Syntax-driven argument identification and multi-argument classification for semantic role labeling
Lin, C.-S. A. (2007). Syntax-driven argument identification and multi-argument classification for semantic role labeling (Thesis, Doctor of Philosophy (PhD)). The University of Waikato, Hamilton, New Zealand. Retrieved from https://hdl.handle.net/10289/2602
Permanent Research Commons link: https://hdl.handle.net/10289/2602
Semantic role labeling is an important stage in systems for Natural Language Understanding. The basic problem is one of identifying who did what to whom for each predicate in a sentence. Thus labeling is a two-step process: identify constituent phrases that are arguments to a predicate, then label those arguments with appropriate thematic roles.

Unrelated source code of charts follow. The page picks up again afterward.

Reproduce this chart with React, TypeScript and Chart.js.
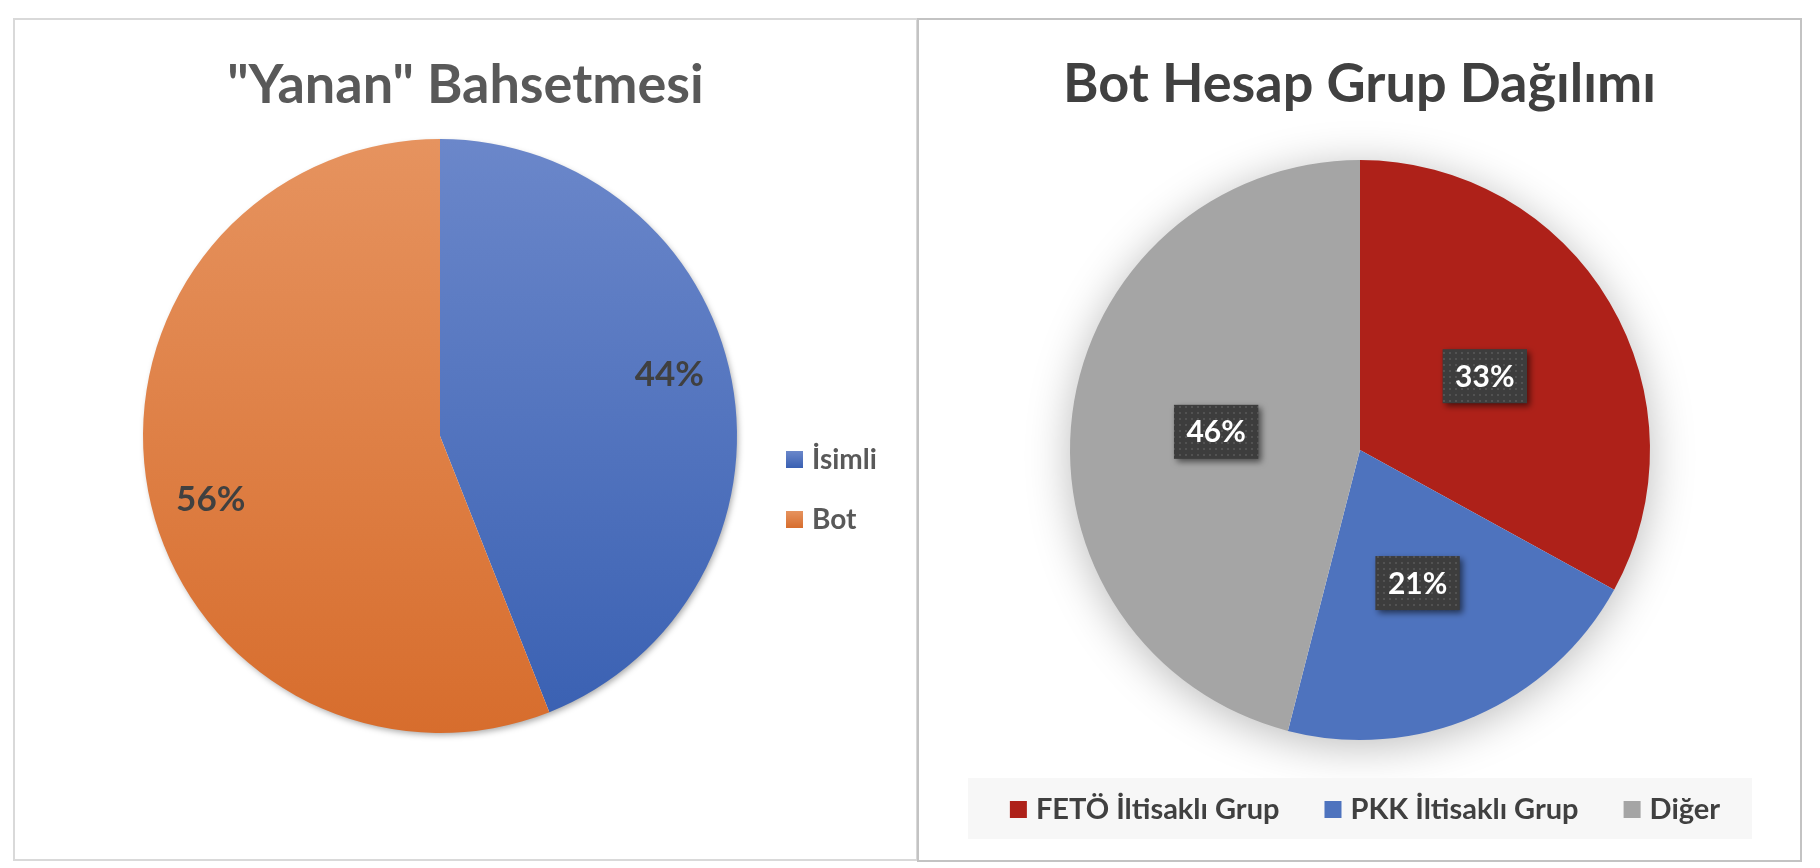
import React, { useEffect, useRef } from "react";
import { Chart, registerables } from "chart.js";

Chart.register(...registerables);

const FONT = "Lato, 'Open Sans', sans-serif";

// ---- Left chart data ----
const leftTitle = '"Yanan" Bahsetmesi';
const leftLabels = ["İsimli", "Bot"];
const leftValues = [44, 56];
const leftColorsTop = ["#6b87ca", "#e6935f"];
const leftColorsBottom = ["#3960b2", "#d76d2d"];

// ---- Right chart data ----
const rightTitle = "Bot Hesap Grup Dağılımı";
const rightLabels = ["FETÖ İltisaklı Grup", "PKK İltisaklı Grup", "Diğer"];
const rightValues = [33, 21, 46];
const rightColors = ["#ae2119", "#4e73be", "#a5a5a5"];

function pct(values: number[], i: number) {
  const total = values.reduce((a, b) => a + b, 0);
  return Math.round((values[i] / total) * 100) + "%";
}

function makeShadowPlugin(color: string, blur: number, ox: number, oy: number) {
  return {
    id: "pieShadow",
    beforeDatasetsDraw(chart: any) {
      const arc = chart.getDatasetMeta(0).data[0];
      if (!arc) return;
      const { x, y, outerRadius } = arc.getProps(["x", "y", "outerRadius"], true);
      const ctx = chart.ctx;
      ctx.save();
      ctx.shadowColor = color;
      ctx.shadowBlur = blur;
      ctx.shadowOffsetX = ox;
      ctx.shadowOffsetY = oy;
      ctx.beginPath();
      ctx.arc(x, y, outerRadius - 1, 0, Math.PI * 2);
      ctx.fillStyle = "#ffffff";
      ctx.fill();
      ctx.restore();
    },
  };
}

function makeTitlePlugin(text: string, color: string, baseline: number) {
  return {
    id: "panelTitle",
    afterDraw(chart: any) {
      const ctx = chart.ctx;
      ctx.save();
      ctx.font = `bold 54px ${FONT}`;
      ctx.fillStyle = color;
      ctx.textAlign = "center";
      ctx.textBaseline = "alphabetic";
      ctx.fillText(text, chart.width / 2, baseline);
      ctx.restore();
    },
  };
}

let dotPattern: CanvasPattern | null = null;
function getDotPattern(ctx: CanvasRenderingContext2D) {
  if (dotPattern) return dotPattern;
  const c = document.createElement("canvas");
  c.width = 6;
  c.height = 6;
  const p = c.getContext("2d")!;
  p.fillStyle = "#3d3d3d";
  p.fillRect(0, 0, 6, 6);
  p.fillStyle = "#525252";
  p.fillRect(2, 2, 2, 2);
  dotPattern = ctx.createPattern(c, "repeat");
  return dotPattern;
}

function makeLabelPlugin(
  values: number[],
  factor: number,
  angleShift: number,
  boxed: boolean,
  fontSize: number,
  color: string
) {
  return {
    id: "sliceLabels",
    afterDatasetsDraw(chart: any) {
      const ctx: CanvasRenderingContext2D = chart.ctx;
      const meta = chart.getDatasetMeta(0);
      meta.data.forEach((arc: any, i: number) => {
        const { x, y, startAngle, endAngle, outerRadius } = arc.getProps(
          ["x", "y", "startAngle", "endAngle", "outerRadius"],
          true
        );
        const mid = (startAngle + endAngle) / 2 + angleShift;
        const d = outerRadius * factor;
        const lx = x + Math.cos(mid) * d;
        const ly = y + Math.sin(mid) * d;
        const text = pct(values, i);
        ctx.save();
        ctx.font = `bold ${fontSize}px ${FONT}`;
        ctx.textAlign = "center";
        ctx.textBaseline = "middle";
        if (boxed) {
          const w = ctx.measureText(text).width + 25;
          const h = 54;
          ctx.save();
          ctx.shadowColor = "rgba(0,0,0,0.55)";
          ctx.shadowBlur = 6;
          ctx.shadowOffsetX = 3;
          ctx.shadowOffsetY = 3;
          ctx.fillStyle = getDotPattern(ctx) || "#3d3d3d";
          ctx.fillRect(lx - w / 2, ly - h / 2, w, h);
          ctx.restore();
        }
        ctx.fillStyle = color;
        ctx.fillText(text, lx, ly + 1);
        ctx.restore();
      });
    },
  };
}

const leftLegendPlugin = {
  id: "leftLegend",
  afterDraw(chart: any) {
    const ctx: CanvasRenderingContext2D = chart.ctx;
    ctx.save();
    ctx.font = `bold 28px ${FONT}`;
    ctx.textAlign = "left";
    ctx.textBaseline = "alphabetic";
    leftLabels.forEach((lab, i) => {
      const baseline = 449 + i * 60;
      const bx = 771;
      const by = baseline - 18;
      const g = ctx.createLinearGradient(0, by, 0, by + 17);
      g.addColorStop(0, leftColorsTop[i]);
      g.addColorStop(1, leftColorsBottom[i]);
      ctx.fillStyle = g;
      ctx.fillRect(bx, by, 17, 17);
      ctx.fillStyle = "#595959";
      ctx.fillText(lab, 797, baseline);
    });
    ctx.restore();
  },
};

const rightLegendPlugin = {
  id: "rightLegend",
  afterDraw(chart: any) {
    const ctx: CanvasRenderingContext2D = chart.ctx;
    ctx.save();
    ctx.fillStyle = "#f7f7f7";
    ctx.fillRect(49, 758, 784, 61);
    ctx.font = `bold 29px ${FONT}`;
    ctx.textAlign = "left";
    ctx.textBaseline = "alphabetic";
    const box = 17;
    const gap = 9;
    const between = 45;
    const widths = rightLabels.map((l) => ctx.measureText(l).width);
    const total = widths.reduce((a, w) => a + box + gap + w, 0) + between * (rightLabels.length - 1);
    let x = 446 - total / 2;
    const baseline = 799;
    rightLabels.forEach((lab, i) => {
      ctx.fillStyle = rightColors[i];
      ctx.fillRect(x, baseline - 18, box, box);
      ctx.fillStyle = "#404040";
      ctx.fillText(lab, x + box + gap, baseline);
      x += box + gap + widths[i] + between;
    });
    ctx.restore();
  },
};

function LeftChart() {
  const ref = useRef<HTMLCanvasElement>(null);
  useEffect(() => {
    const chart = new Chart(ref.current!, {
      type: "pie",
      data: {
        labels: leftLabels,
        datasets: [
          {
            data: leftValues,
            borderWidth: 0,
            backgroundColor: (c: any) => {
              const area = c.chart.chartArea;
              const i = c.dataIndex;
              if (!area) return leftColorsTop[i];
              const g = c.chart.ctx.createLinearGradient(0, area.top, 0, area.bottom);
              g.addColorStop(0, leftColorsTop[i]);
              g.addColorStop(1, leftColorsBottom[i]);
              return g;
            },
          },
        ],
      },
      options: {
        responsive: false,
        animation: false,
        devicePixelRatio: 1,
        layout: { padding: { left: 128, right: 179, top: 119, bottom: 126 } },
        plugins: { legend: { display: false }, title: { display: false }, tooltip: { enabled: false } },
      },
      plugins: [
        makeShadowPlugin("rgba(0,0,0,0.35)", 6, 2, 3),
        makeLabelPlugin(leftValues, 0.8, -0.077, false, 35, "#404040"),
        makeTitlePlugin(leftTitle, "#595959", 83),
        leftLegendPlugin,
      ],
    } as any);
    return () => chart.destroy();
  }, []);
  return <canvas ref={ref} width={901} height={839} style={{ position: "absolute", left: 0, top: 0, width: 901, height: 839 }} />;
}

function RightChart() {
  const ref = useRef<HTMLCanvasElement>(null);
  useEffect(() => {
    const chart = new Chart(ref.current!, {
      type: "pie",
      data: {
        labels: rightLabels,
        datasets: [{ data: rightValues, backgroundColor: rightColors, borderWidth: 0 }],
      },
      options: {
        responsive: false,
        animation: false,
        devicePixelRatio: 1,
        layout: { padding: { left: 151, right: 150, top: 140, bottom: 120 } },
        plugins: { legend: { display: false }, title: { display: false }, tooltip: { enabled: false } },
      },
      plugins: [
        makeShadowPlugin("rgba(0,0,0,0.28)", 45, 0, 6),
        makeLabelPlugin(rightValues, 0.5, 0, true, 30, "#ffffff"),
        makeTitlePlugin(rightTitle, "#404040", 82),
        rightLegendPlugin,
      ],
    } as any);
    return () => chart.destroy();
  }, []);
  return <canvas ref={ref} width={881} height={840} style={{ position: "absolute", left: 0, top: 0, width: 881, height: 840 }} />;
}

export default function App() {
  return (
    <div style={{ position: "absolute", left: 0, top: 0, width: 1820, height: 868, background: "#ffffff", overflow: "hidden" }}>
      <div
        style={{
          position: "absolute",
          left: 13,
          top: 18,
          width: 905,
          height: 843,
          boxSizing: "border-box",
          border: "2px solid #d9d9d9",
        }}
      >
        <LeftChart />
      </div>
      <div
        style={{
          position: "absolute",
          left: 917,
          top: 18,
          width: 885,
          height: 844,
          boxSizing: "border-box",
          border: "2px solid #c3c3c3",
        }}
      >
        <RightChart />
      </div>
    </div>
  );
}
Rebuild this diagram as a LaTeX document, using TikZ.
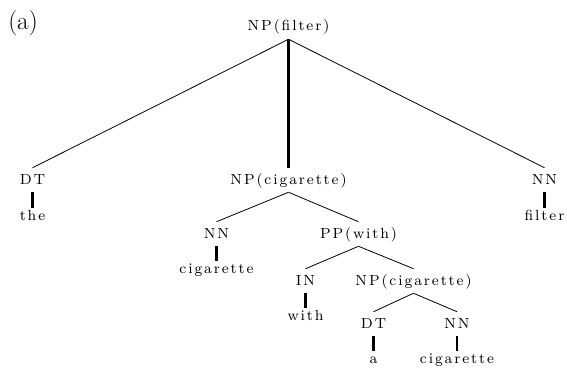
\documentclass[tikz,border=0pt]{standalone}
\usepackage{fontspec}
\newfontfamily\treefont{lmroman8-regular.otf}[LetterSpace=13]
\begin{document}
\begin{tikzpicture}[x=0.75pt,y=-0.75pt,
  cat/.style={anchor=base,inner xsep=0pt,inner ysep=5pt,text height=7pt,text depth=1pt,
    font=\treefont\fontsize{11}{13}\selectfont},
  word/.style={anchor=base,inner xsep=0pt,inner ysep=2pt,text height=7pt,text depth=0pt,
    font=\treefont\fontsize{11}{13}\selectfont},
  branch/.style={line width=0.6pt},
  stem/.style={line width=1.6pt}]
\useasboundingbox (0,0) rectangle (567,371);

% panel label
\node[anchor=base west,inner sep=0pt,font=\fontsize{19}{22}\selectfont] (panel) at (8,29) {(a)};

% phrase and tag nodes
\node[cat] (root)  at (288.5,31)  {NP(filter)};
\node[cat] (dtA)   at (32.5,184)  {DT};
\node[cat] (npA)   at (288.5,184) {NP(cigarette)};
\node[cat] (nnA)   at (544.5,184) {NN};
\node[cat] (nnB)   at (216.5,238) {NN};
\node[cat] (pp)    at (358.5,238) {PP(with)};
\node[cat] (in)    at (305.5,285) {IN};
\node[cat] (npB)   at (413.5,285) {NP(cigarette)};
\node[cat] (dtB)   at (373.5,328) {DT};
\node[cat] (nnC)   at (457,328)   {NN};

% words
\node[word] (wThe)  at (32.5,220)  {the};
\node[word] (wFil)  at (544.5,220) {filter};
\node[word] (wCig1) at (216.5,273) {cigarette};
\node[word] (wWith) at (305.5,320) {with};
\node[word] (wA)    at (373.5,363) {a};
\node[word] (wCig2) at (457,363)   {cigarette};

% branches
\draw[branch] (root.south) -- (dtA.north);
\draw[stem]   (root.south) -- (npA.north);
\draw[branch] (root.south) -- (nnA.north);
\draw[branch] (npA.south) -- (nnB.north);
\draw[branch] (npA.south) -- (pp.north);
\draw[branch] (pp.south) -- (in.north);
\draw[branch] (pp.south) -- (npB.north);
\draw[branch] (npB.south) -- (dtB.north);
\draw[branch] (npB.south) -- (nnC.north);

% tag-to-word stems
\draw[stem] (dtA.south) -- (wThe.north);
\draw[stem] (nnA.south) -- (wFil.north);
\draw[stem] (nnB.south) -- (wCig1.north);
\draw[stem] (in.south) -- (wWith.north);
\draw[stem] (dtB.south) -- (wA.north);
\draw[stem] (nnC.south) -- (wCig2.north);
\end{tikzpicture}
\end{document}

Existing systems for semantic role labeling use machine learning methods to assign roles one-at-a-time to candidate arguments. There are several drawbacks to this general approach. First, more than one candidate can be assigned the same role, which is undesirable. Second, the search for each candidate argument is exponential with respect to the number of words in the sentence. Third, single-role assignment cannot take advantage of dependencies known to exist between semantic roles of predicate arguments, such as their relative juxtaposition. And fourth, execution times for existing algorithm are excessive, making them unsuitable for real-time use. This thesis seeks to obviate these problems by approaching semantic role labeling as a multi-argument classification process. It observes that the only valid arguments to a predicate are unembedded constituent phrases that do not overlap that predicate. Given that semantic role labeling occurs after parsing, this thesis proposes an algorithm that systematically traverses the parse tree when looking for arguments, thereby eliminating the vast majority of impossible candidates. Moreover, instead of assigning semantic roles one at a time, an algorithm is proposed to assign all labels simultaneously; leveraging dependencies between roles and eliminating the problem of duplicate assignment. Experimental results are provided as evidence to show that a combination of the proposed argument identification and multi-argument classification algorithms outperforms all existing systems that use the same syntactic information.